§ **SHORT PROBLEM**
Print, word for word, every line from the beginning of the listing up to and including the line with "centers = [round(e". Pictures are to be excluded.
◇ ◇ ◇ ◇ ◇
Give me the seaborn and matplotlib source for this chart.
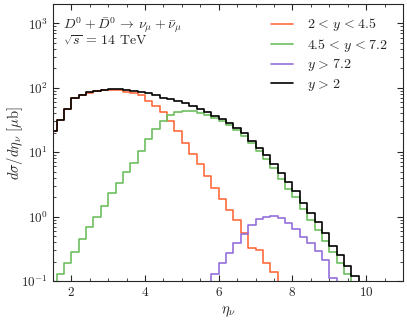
import numpy as np
import pandas as pd
import matplotlib
import seaborn as sns
import matplotlib.pyplot as plt
from matplotlib.ticker import MultipleLocator, LogLocator

matplotlib.use('Agg')

# bin edges in eta: 1.4 ... 10.0, width 0.2
edges = [round(1.4 + 0.2 * i, 2) for i in range(44)]
centers = [round(e + 0.1, 2) for e in edges[:-1]]

# d sigma / d eta [mu b]
low_y = [21, 32, 47, 70, 77, 84, 88, 91, 92, 92, 87, 83, 76, 63, 52, 42, 30, 21, 14, 9.5,
         6.6, 4.3, 2.8, 1.85, 1.26, 0.87, 0.56, 0.32, 0.30, 0.19, 0.14, 0, 0, 0, 0, 0,
         0, 0, 0, 0, 0, 0, 0]
mid_y = [0.08, 0.127, 0.19, 0.28, 0.45, 0.68, 1.0, 1.48, 2.3, 3.3, 4.9, 6.8, 10.6, 16, 23, 31,
         38, 41.5, 43, 43, 41, 38, 34, 30, 26, 22, 18, 14, 10.5, 7.9, 5.6, 3.9, 2.7, 2.0,
         1.3, 0.9, 0.62, 0.42, 0.28, 0.19, 0.13, 0, 0]
high_y = [0, 0, 0, 0, 0, 0, 0, 0, 0, 0, 0, 0, 0, 0, 0, 0, 0, 0, 0, 0, 0, 0, 0.13, 0.19, 0.27,
          0.39, 0.54, 0.73, 0.92, 1.0, 1.03, 0.95, 0.79, 0.63, 0.49, 0.39, 0.29, 0.21, 0.11,
          0, 0, 0, 0]
all_y = [21, 32, 47, 70, 78, 85, 90, 93, 95, 95, 93, 90, 86, 82, 78, 70, 66, 62, 57, 52,
         46, 41.5, 37, 32.5, 28, 23.5, 19.5, 15, 11.5, 8.9, 6.5, 4.7, 3.4, 2.5, 1.63, 1.14,
         0.81, 0.56, 0.35, 0.25, 0.17, 0.12, 0]

sp = r'\hspace{0.12}'
labels = [rf'$2{sp}<{sp}y{sp}<{sp}4.5$', rf'$4.5{sp}<{sp}y{sp}<{sp}7.2$',
          rf'$y{sp}>{sp}7.2$', rf'$y{sp}>{sp}2$']
colors = ['#ff6b3d', '#6dbf5f', '#9370db', 'black']

sns.set_style('ticks')
plt.rcParams['font.family'] = 'serif'
plt.rcParams['font.serif'] = ['cmr10', 'DejaVu Serif']
plt.rcParams['mathtext.fontset'] = 'cm'
plt.rcParams['axes.formatter.use_mathtext'] = True
plt.rcParams['font.size'] = 9

fig = plt.figure(figsize=(4.07, 3.2), dpi=100)
ax = fig.add_axes([0.130, 0.122, 0.860, 0.8655])

for vals, lab, col in zip([low_y, mid_y, high_y, all_y], labels, colors):
    df = pd.DataFrame({'eta': centers, 'w': vals})
    sns.histplot(data=df, x='eta', weights='w', bins=edges, element='step', fill=False,
                 color=col, linewidth=1.2, label=lab, ax=ax)

ax.set_yscale('log')
ax.set_xlim(1.5, 11)
ax.set_ylim(0.1, 2000)
ax.xaxis.set_major_locator(MultipleLocator(2))
ax.xaxis.set_minor_locator(MultipleLocator(0.5))
ax.yaxis.set_major_locator(LogLocator(base=10))
ax.yaxis.set_minor_locator(LogLocator(base=10, subs=np.arange(2, 10)))
ax.tick_params(which='both', direction='in', top=True, right=True, labelsize=9.5)
ax.tick_params(which='major', length=4.5, width=0.8)
ax.tick_params(which='minor', length=2.5, width=0.6)

ax.set_xlabel(r'$\eta_\nu$', fontsize=10.5, labelpad=4)
ax.set_ylabel(r'$d\sigma/d\eta_\nu$ [$\mu$b]', fontsize=10.5)
ax.yaxis.set_label_coords(-0.08, 0.5)

ax.text(0.03, 0.96, r'$D^0 + \bar{D}^0 \,\to\, \nu_\mu + \bar{\nu}_\mu$',
        transform=ax.transAxes, fontsize=10, va='top', ha='left')
ax.text(0.03, 0.89, r'$\sqrt{s} \,=\, 14$ TeV', transform=ax.transAxes,
        fontsize=10, va='top', ha='left')

ax.legend(loc='upper right', bbox_to_anchor=(0.985, 0.99), frameon=False, fontsize=10,
          handlelength=1.6, handletextpad=1.0, labelspacing=0.25, borderaxespad=0.3)

fig.savefig('out.png', dpi=100)
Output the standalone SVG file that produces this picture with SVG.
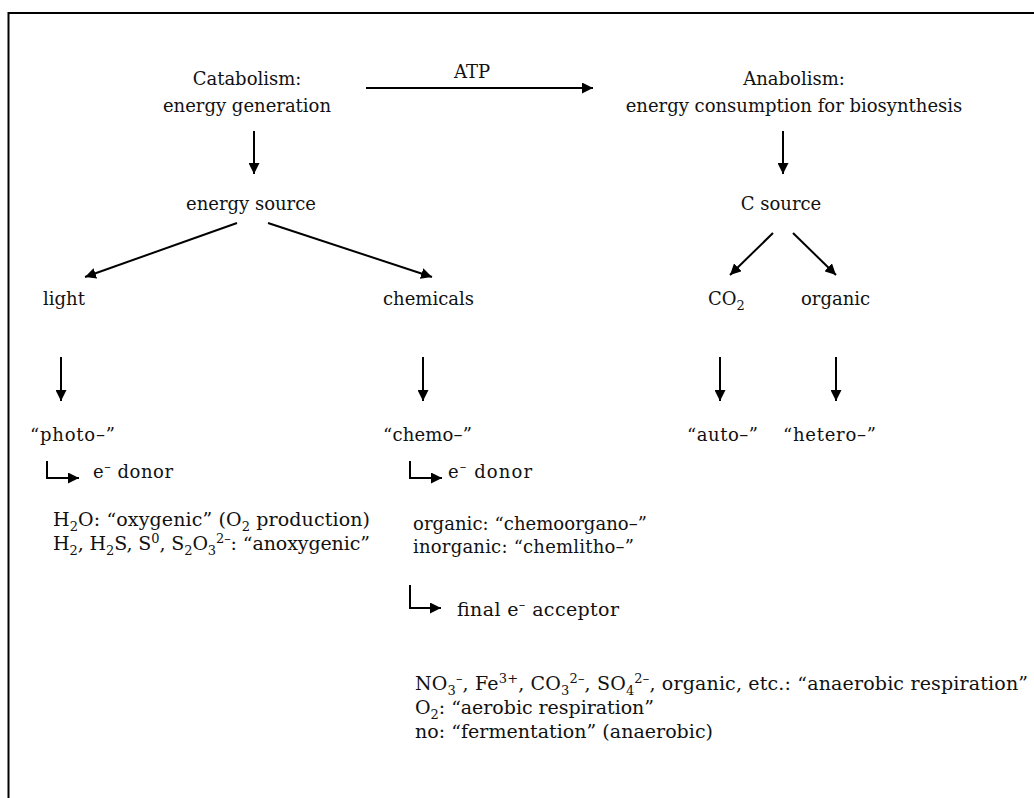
<svg xmlns="http://www.w3.org/2000/svg" width="1034" height="798" viewBox="0 0 1034 798">
<style>
text{font-family:"DejaVu Serif","Liberation Serif",serif;font-size:18px;fill:#111}
.c{text-anchor:middle}
.b{font-size:19px}
.ln{stroke:#000;stroke-width:2;fill:none}
</style>
<defs>
<marker id="ah" markerWidth="12" markerHeight="11" refX="11" refY="5.5" orient="auto" markerUnits="userSpaceOnUse">
<path d="M0,0 L11,5.5 L0,11 Z" fill="#000"/>
</marker>
</defs>
<rect x="0" y="0" width="1034" height="798" fill="#fff"/>
<path d="M8.5,798 V13 H1034" class="ln"/>
<g id="catabolism"><text class="c" x="247" y="85">Catabolism:</text><text class="c" x="247" y="112">energy generation</text></g>
<g id="atp"><text class="c" x="472" y="78">ATP</text></g>
<g id="anabolism"><text class="c" x="794" y="85">Anabolism:</text><text class="c" x="794" y="112">energy consumption for biosynthesis</text></g>
<g id="energy-source"><text class="c" x="251" y="210">energy source</text></g>
<g id="c-source"><text class="c" x="781" y="210">C source</text></g>
<g id="light"><text x="43" y="305">light</text></g>
<g id="chemicals"><text x="383" y="305">chemicals</text></g>
<g id="co2"><text x="708" y="305">CO<tspan font-size="13" baseline-shift="-5">2</tspan></text></g>
<g id="organic"><text x="801" y="305">organic</text></g>
<g id="photo"><text x="30" y="441" textLength="85">“photo–”</text></g>
<g id="chemo"><text x="383" y="441" textLength="89">“chemo–”</text></g>
<g id="auto"><text x="687" y="441" textLength="71">“auto–”</text></g>
<g id="hetero"><text x="783" y="441" textLength="93">“hetero–”</text></g>
<g id="photo-donor"><text x="93" y="478" textLength="80">e<tspan font-size="13" baseline-shift="7">–</tspan> donor</text></g>
<g id="photo-list">
<text class="b" x="53" y="526" textLength="317">H<tspan font-size="13" baseline-shift="-5">2</tspan>O: “oxygenic” (O<tspan font-size="13" baseline-shift="-5">2</tspan> production)</text>
<text class="b" x="53" y="550" textLength="317">H<tspan font-size="13" baseline-shift="-5">2</tspan>, H<tspan font-size="13" baseline-shift="-5">2</tspan>S, S<tspan font-size="13" baseline-shift="7">0</tspan>, S<tspan font-size="13" baseline-shift="-5">2</tspan>O<tspan font-size="13" baseline-shift="-5">3</tspan><tspan font-size="13" baseline-shift="7">2–</tspan>: “anoxygenic”</text>
</g>
<g id="chemo-donor"><text x="448" y="478" textLength="84">e<tspan font-size="13" baseline-shift="7">–</tspan> donor</text></g>
<g id="chemo-list">
<text x="413" y="530" textLength="234">organic: “chemoorgano–”</text>
<text x="413" y="553" textLength="221">inorganic: “chemlitho–”</text>
</g>
<g id="acceptor"><text class="b" x="457" y="616" textLength="162">final e<tspan font-size="13" baseline-shift="7">–</tspan> acceptor</text></g>
<g id="acceptor-list">
<text class="b" x="415" y="690" textLength="613">NO<tspan font-size="13" baseline-shift="-5">3</tspan><tspan font-size="13" baseline-shift="7">–</tspan>, Fe<tspan font-size="13" baseline-shift="7">3+</tspan>, CO<tspan font-size="13" baseline-shift="-5">3</tspan><tspan font-size="13" baseline-shift="7">2–</tspan>, SO<tspan font-size="13" baseline-shift="-5">4</tspan><tspan font-size="13" baseline-shift="7">2–</tspan>, organic, etc.: “anaerobic respiration”</text>
<text class="b" x="415" y="714" textLength="239">O<tspan font-size="13" baseline-shift="-5">2</tspan>: “aerobic respiration”</text>
<text class="b" x="415" y="738" textLength="298">no: “fermentation” (anaerobic)</text>
</g>
<g id="connectors" class="ln" marker-end="url(#ah)">
<path d="M366,88 H593"/>
<path d="M254,131 V174"/>
<path d="M783,131 V174"/>
<path d="M237,223 L85,277"/>
<path d="M268,223 L432,277"/>
<path d="M773,233 L730,275"/>
<path d="M793,233 L836,275"/>
<path d="M61,357 V401"/>
<path d="M423,357 V401"/>
<path d="M720,357 V401"/>
<path d="M836,357 V401"/>
<path d="M47,461 V478 H79"/>
<path d="M410,461 V478 H442"/>
<path d="M410,585 V608 H441"/>
</g>
</svg>
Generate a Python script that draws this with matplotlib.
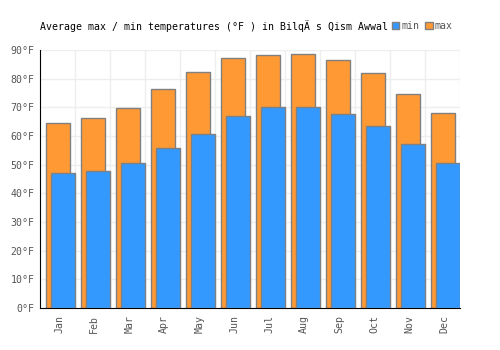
import matplotlib

matplotlib.use("Agg")
import matplotlib.pyplot as plt
import numpy
from matplotlib.patches import Patch

months = ["Jan", "Feb", "Mar", "Apr", "May", "Jun", "Jul", "Aug", "Sep", "Oct", "Nov", "Dec"]
temp_max = [64.4, 66.2, 69.7, 76.3, 82.2, 87.4, 88.1, 88.5, 86.4, 81.9, 74.5, 68.0]
temp_min = [47.0, 47.7, 50.5, 55.7, 60.6, 66.9, 70.3, 70.3, 67.6, 63.4, 57.1, 50.5]
y_ticks = [0, 10, 20, 30, 40, 50, 60, 70, 80, 90]

plt.rcParams["font.family"] = ["DejaVu Sans Mono"]
FS = 7.15

fig = plt.figure(figsize=(5, 3.5), dpi=100)
ax = fig.add_axes([0.08, 0.12, 0.84, 0.737])

x = numpy.arange(len(months))
w = 0.68
ax.bar(x + 0.015, temp_max, width=w, color="#ff9933", edgecolor="#808080", linewidth=1, zorder=2)
ax.bar(x + 0.165, temp_min, width=w, color="#3399ff", edgecolor="#808080", linewidth=1, zorder=3)

ax.set_xlim(-0.5, len(months) - 0.5)
ax.set_ylim(0, 90)
ax.set_yticks(y_ticks)
ax.set_yticklabels([f"{v}°F" for v in y_ticks])
ax.set_xticks(x + 0.05)
ax.set_xticklabels(months, rotation=90)
ax.set_xticks(x + 0.5, minor=True)
ax.tick_params(axis="both", which="both", length=0, labelsize=FS, labelcolor="#555555")
ax.tick_params(axis="y", pad=4)
ax.tick_params(axis="x", pad=5)

ax.grid(True, axis="y", color="#eeeeee", linewidth=1, zorder=0)
ax.grid(True, axis="x", which="minor", color="#eeeeee", linewidth=1, zorder=0)
ax.set_axisbelow(True)
for s in ("top", "right"):
    ax.spines[s].set_visible(False)
ax.spines["left"].set_color("black")
ax.spines["bottom"].set_color("black")

fig.text(0.08, 0.926, "Average max / min temperatures (°F ) in BilqÄ s Qism Awwal",
         fontsize=FS, color="black", va="center", ha="left")
handles = [
    Patch(facecolor="#3399ff", edgecolor="#808080", label="min"),
    Patch(facecolor="#ff9933", edgecolor="#808080", label="max"),
]
leg = fig.legend(handles=handles, loc="center left", bbox_to_anchor=(0.784, 0.926), ncol=2,
                 frameon=False, fontsize=FS, handlelength=0.75, handleheight=0.75,
                 handletextpad=0.2, columnspacing=0.6, borderpad=0, borderaxespad=0)
for t in leg.get_texts():
    t.set_color("#555555")

fig.savefig("out.png", dpi=100)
◇ ◇ ◇ ◇ ◇
§ **RESPONSE BELOW**
Give me the seaborn and matplotlib source for this chart.
import numpy as np
import pandas as pd
import matplotlib
import seaborn as sns
import matplotlib.pyplot as plt
from matplotlib.ticker import MultipleLocator, LogLocator

matplotlib.use('Agg')

# bin edges in eta: 1.4 ... 10.0, width 0.2
edges = [round(1.4 + 0.2 * i, 2) for i in range(44)]
centers = [round(e + 0.1, 2) for e in edges[:-1]]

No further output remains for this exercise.